Nevertheless, on the national level, an effective transition from a carbon-based productive system could be achieved without relying exclusively on either privately owned or governmental agencies. The government provides the legal mechanism for transferring ownership of the enterprise from the capitalists to the workers, who have the motivation and incentive to care for the environment that the capitalists tend to lack. But the government is not in the driver’s seat when it comes to controlling the overall process. The people themselves do so, through forms of association and organization they forge as members of civil society. A GND of this sort would transition from a carbon-reliant model of energy production and consumption to a sustainable one based on renewal energy by taking what drives the destruction of nature and natural resources—the growth imperative of the logic of capital. Kali Akuno of the Climate Justice Alliance and director of Cooperation Jackson, a Mississippi group that grow out of the Civil Rights Movement, has referred to this as “a solidarity economy anchored by a network of cooperatives and worker-owned, democratically self-managed enterprises.” [7]
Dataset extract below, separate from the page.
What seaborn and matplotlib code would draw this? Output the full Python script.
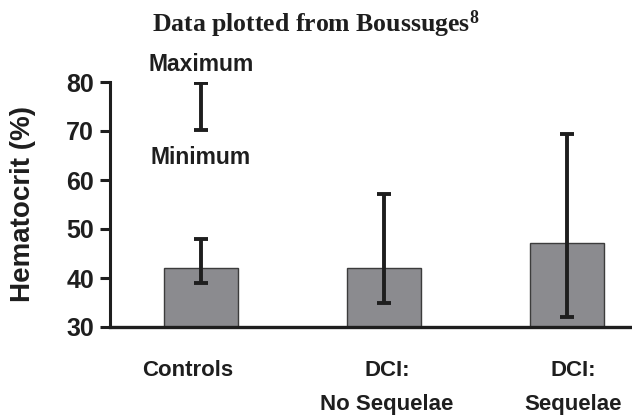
import matplotlib
matplotlib.use("Agg")
import matplotlib.pyplot as plt
import matplotlib.transforms as mtransforms
import seaborn as sns
import pandas as pd
import numpy as np

categories = ["Controls", "DCI:\nNo Sequelae", "DCI:\nSequelae"]
means = [42.1, 42.0, 47.2]
minimum = [38.9, 34.8, 32.0]
maximum = [48.0, 57.1, 69.3]
legend_min = 70.3
legend_max = 79.7
yticks = [30, 40, 50, 60, 70, 80]

sns.set_theme(style="white")
plt.rcParams['font.family'] = ['Liberation Sans', 'DejaVu Sans']
plt.rcParams['mathtext.fontset'] = 'custom'
plt.rcParams['mathtext.rm'] = 'Liberation Serif:bold'
plt.rcParams['mathtext.it'] = 'Liberation Serif:bold'
plt.rcParams['mathtext.bf'] = 'Liberation Serif:bold'

INK = "#1e1e1e"
df = pd.DataFrame({"group": categories, "hct": means})

W, H = 632, 417
fig = plt.figure(figsize=(W / 100, H / 100), dpi=100)
ax = fig.add_axes([110 / W, 1 - 327 / H, 1 - 110 / W, (327 - 82) / H])

sns.barplot(data=df, x="group", y="hct", color="#8b8b8f", saturation=1,
            width=0.404, edgecolor="#3c3c3c", linewidth=1.0, ax=ax, errorbar=None)

x = np.arange(len(categories))
m = np.array(means)
lo = m - np.array(minimum)
hi = np.array(maximum) - m
ax.errorbar(x, m, yerr=[lo, hi], fmt="none", ecolor=INK,
            elinewidth=2.8, capsize=4.7, capthick=2.8, zorder=5)

# legend key error bar
mid = (legend_min + legend_max) / 2
ax.errorbar([0], [mid], yerr=[[mid - legend_min], [legend_max - mid]], fmt="none",
            ecolor=INK, elinewidth=2.8, capsize=4.7, capthick=2.8, zorder=5)
ax.text(0, 82.2, "Maximum", ha="center", va="baseline", fontsize=16.5,
        fontweight="bold", color=INK, clip_on=False)
ax.text(0, 63.3, "Minimum", ha="center", va="baseline", fontsize=16.5,
        fontweight="bold", color=INK, clip_on=False)

ax.set_ylim(30, 80)
ax.set_xlim(-0.497, 2.355)
ax.set_yticks(yticks)
ax.set_yticklabels([str(t) for t in yticks], fontsize=18, fontweight="bold", color=INK)
ax.set_xticks(x)
ax.set_xticklabels(categories, fontsize=16, fontweight="bold", color=INK, linespacing=1.8)
ax.tick_params(axis="y", direction="out", length=7.5, width=2.2, color=INK, pad=4, left=True)
ax.tick_params(axis="x", length=0, pad=24)
label_shift_px = [-13, 3, 6]
for lab, dx in zip(ax.get_xticklabels(), label_shift_px):
    lab.set_transform(lab.get_transform() + mtransforms.ScaledTranslation(dx / 100, 0, fig.dpi_scale_trans))
ax.set_xlabel("")
ax.set_ylabel("Hematocrit (%)", fontsize=20, fontweight="bold", color=INK)
ax.yaxis.set_label_coords(-74 / (W - 110), 0.5)

for s in ["top", "right"]:
    ax.spines[s].set_visible(False)
ax.spines["left"].set_linewidth(2.2)
ax.spines["left"].set_color(INK)
ax.spines["bottom"].set_linewidth(2.4)
ax.spines["bottom"].set_color(INK)

fig.text(316 / W, 1 - 31.5 / H, "Data plotted from Boussuges$^{8}$", ha="center", va="baseline",
         fontsize=18.5, fontweight="bold", family=["Liberation Serif", "DejaVu Serif"], color=INK)

fig.savefig("out.png", dpi=100)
My argument boils down to this: In order to save and preserve what we have in common, the earth, we must transition to a form of society that respects the commons. It is not about passively waiting for such a society to miraculously arise: the commons is already here, although hidden from view by the ideologies and structures of existing society. By fighting to reclaim the commons—which includes not only the land but also the social powers at our disposal to collectively organize our lives without recourse to hierarchical forms of domination—we can transition to a new society, at the same as saving the earth itself. It seems to me that working for this would be worth the effort.